To be fair, the driving itself isn’t a total loss. The cars have a pleasing weight to them, and the Street Trials – those super-technical time attacks – actually delivered a few genuine dopamine hits when I nailed a perfect run through the narrow back alleys. For about twenty minutes I felt like I was in a scrappy, low-budget Need for Speed underground cousin. But then the illusion shattered because every other car-based gig is just a reskinned version of the last one. Same roads, same bland objectives, same handful of enemy vehicles that drive like they’re on rails. And don’t get me started on the on-foot stuff. The brawling starts off feeling stiff and unresponsive, like your fists are swinging through molasses, but you do eventually settle into a rhythm. Problem is, that rhythm never matures into anything exciting. There are supposed to be different mission flavors – collect items after a beatdown, survive waves, whatever – yet the mechanical differences are so microscopic they might as well not exist. It’s the gaming equivalent of ordering different toppings on the same sad pizza; it still tastes like regret.

What really hurts is how little the world itself gives back. Tyndalson is so compact you’ll memorize every corner after a single afternoon, yet it’s completely barren. No hidden collectibles worth hunting, no meaningful side stories, no quirky NPCs with actual personality, no late-night radio stations cracking wise while you cruise. It’s the kind of sandbox that feels less like a living city and more like a diorama someone forgot to populate. I kept thinking back to how even the most modest indie crime games of the past managed to squeeze charm out of limited scope – remember how Sleeping Dogs made its tiny Hong Kong districts feel alive with radio chatter and random street encounters? Samson offers none of that warmth. It’s as wide as an ocean and as deep as a puddle, except the ocean is actually a kiddie pool and the puddle is… well, still a puddle.

Then there’s the story, which might be the saddest casualty here. Almost everything is delivered through static dialogue boxes or phoned-in conversations with zero cinematic flair. No cutscenes worth mentioning, no evocative animations, just walls of text that read like they were dashed off between coffee breaks. Your sister Oonagh is supposedly in mortal danger, but every call with her feels oddly chill, like she’s more annoyed about missing her favorite show than fearing for her life. The ransom amount barely moves, the crew you run with are walking clichés who talk tough but never do anything interesting, and the fourteen separate story missions feel completely detached from the central ransom plot. It’s like the writers started three different scripts and then just stapled them together at random. In a game already starving for engaging gameplay, a sharp, punchy narrative could have been the saving grace. Instead we get something so generic it makes GTA’s radio commercials look like high literature.

And because the foundation was already cracking, the technical side decided to kick it while it was down. Glitches everywhere – flickering textures, cars clipping through buildings, missions that soft-lock you out of progress.

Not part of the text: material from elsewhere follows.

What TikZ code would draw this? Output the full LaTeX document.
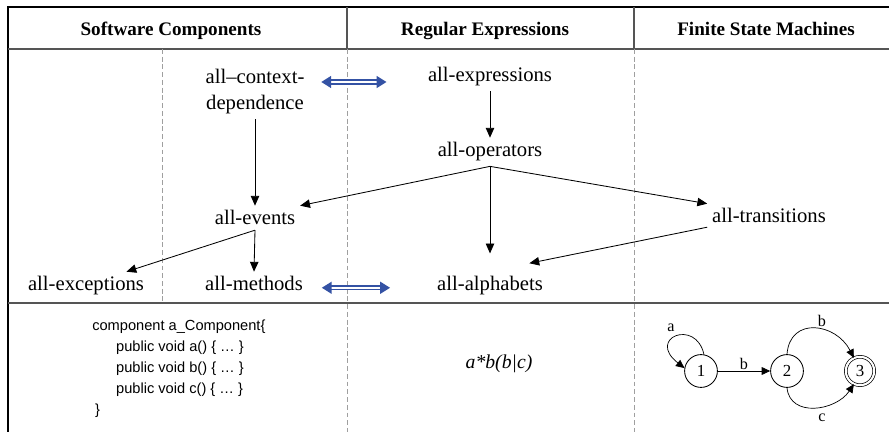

I actually had to skip an entire chapter thanks to a bug that refused to let me finish the previous one, only to have another unrelated glitch magically unlock the finale early. It was almost comedic, except I wasn’t laughing when failing a mission because of an AI brain-fart meant losing all the day’s earnings and starting over. The punishment for failure is brutally unforgiving in a game this janky, turning every minor annoyance into a potential rage-quit moment. There are also bizarre design quirks, like being unable to heal while holding a weapon, that feel less like deliberate choices and more like someone forgot to wire the systems together properly.

Look, I take no pleasure in tearing into a small studio’s first swing at a full release. Liquid Swords clearly had an idea – a bite-sized crime tale for people tired of 100-hour epics – and in a better timeline maybe this could have been a scrappy cult favorite. But as it stands right now, Samson: A Tyndalson Story is a passionless, joyless chore dressed up in urban crime clothing. The few moments where the driving clicks or a needle-drop song hits just right are drowned out by everything else that feels unfinished, uninspired, or outright broken. I wanted to root for it. I really did. Instead I finished it out of stubbornness more than anything else, the same way you finish a disappointing takeout meal because you already paid for it.

Verdict

In the end, Samson: A Tyndalson Story serves as a stark reminder that ambition and a low price tag alone aren’t enough when the execution never rises above serviceable. It’s not actively offensive, but it’s also not memorable in any positive way – just a repetitive, glitchy little sandbox that runs out of steam before it even leaves the garage. If you’re starving for urban crime action, you’re far better off replaying something with actual heart or waiting for the inevitable patches that may or may not ever arrive. This one, sadly, stays in the “skip” pile.